Le nouvel article R. 4251-8-1 garantit quant à lui la territorialisation et l’atteinte effective des objectifs de réduction, en particulier celui prévu pour la première tranche, via la détermination dans les règles générales d'une cible d'artificialisation nette des sols au moins par tranche de dix années. Le texte précise désormais explicitement que la déclinaison pourra se faire à l’échelle d’un ou plusieurs SCoT.
Le SRADDET peut par ailleurs comporter une liste de projets d'aménagements, d'infrastructures et d'équipements publics ou d'activités économiques d'intérêt général majeur et d'envergure nationale ou régionale, et dont « l'artificialisation induite sera décomptée au niveau régional et donc non décomptée directement au niveau des documents d'urbanisme infrarégionaux du territoire dans lequel ils se trouvent », précise la notice.

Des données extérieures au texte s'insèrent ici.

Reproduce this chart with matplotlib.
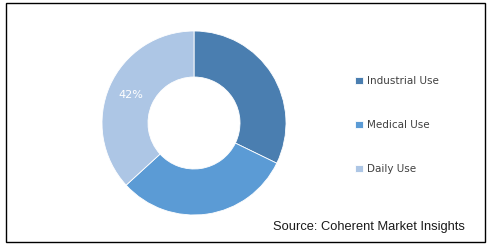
import numpy as np
import matplotlib.pyplot as plt
from matplotlib.patches import Rectangle

# segment shares
segments = ['Industrial Use', 'Medical Use', 'Daily Use']
shares = [32.2, 31.0, 36.8]
shown_labels = ['', '', '42%']
colors = ['#4a7eb0', '#5b9bd5', '#adc6e5']

fig = plt.figure(figsize=(4.89, 2.45), dpi=100)
fig.patch.set_facecolor('white')

# outer frame
fig.patches.append(Rectangle((6 / 489, 3 / 245), 479 / 489, 239 / 245,
                             transform=fig.transFigure, fill=False,
                             edgecolor='black', linewidth=1.0))

ax = fig.add_axes([102 / 489, 30 / 245, 184 / 489, 184 / 245])
wedges, _ = ax.pie(shares, colors=colors, startangle=90, counterclock=False,
                   radius=1.0,
                   wedgeprops=dict(width=0.5, edgecolor='white', linewidth=0.6))
ax.set_xlim(-1, 1)
ax.set_ylim(-1, 1)
ax.set_aspect('equal')
ax.axis('off')

# value labels in the middle of the ring
for w, lab in zip(wedges, shown_labels):
    mid = np.deg2rad((w.theta1 + w.theta2) / 2)
    if lab:
        ax.text(0.75 * np.cos(mid), 0.75 * np.sin(mid), lab, ha='center',
                va='center', color='white', fontsize=8,
                family='DejaVu Sans')

fig.legend(wedges, segments, loc='center left',
           bbox_to_anchor=(346 / 489, 1 - 125 / 245), frameon=False,
           prop={'family': 'DejaVu Sans', 'size': 7.5}, labelcolor='#404040',
           handlelength=0.7, handleheight=0.7, handletextpad=0.4,
           labelspacing=3.25)

fig.text(465 / 489, 1 - 227 / 245, 'Source: Coherent Market Insights',
         ha='right', va='center', fontsize=9.3, family='Liberation Sans',
         color='#1a1a1a')

fig.savefig('out.png', dpi=100)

Un troisième décret - pris en application de l’article 206 de la loi - est attendu sur l’obligation pour les communes et les EPCI, dès lors que leur territoire est couvert par un document d’urbanisme, d’établir un rapport tous les trois ans sur le rythme de l’artificialisation des sols et le respect des objectifs déclinés au niveau local (article L.2231-1 du CGCT).

 décret n°2022-762 du 29 avr 2022 relatif aux objectifs et aux règles générales en matière de gestion économe de l'espace et de lutte contre l'artificialisation des sols du schéma régional d'aménagement, de développement durable et d'égalité des territoires 

décret n°2022-763 du 29 avr 2022 relatif à la nomenclature de l'artificialisation des sols pour la fixation et le suivi des objectifs dans les documents de planification et d'urbanisme, J.O. du 30 avril 2022, textes n°61 et 62.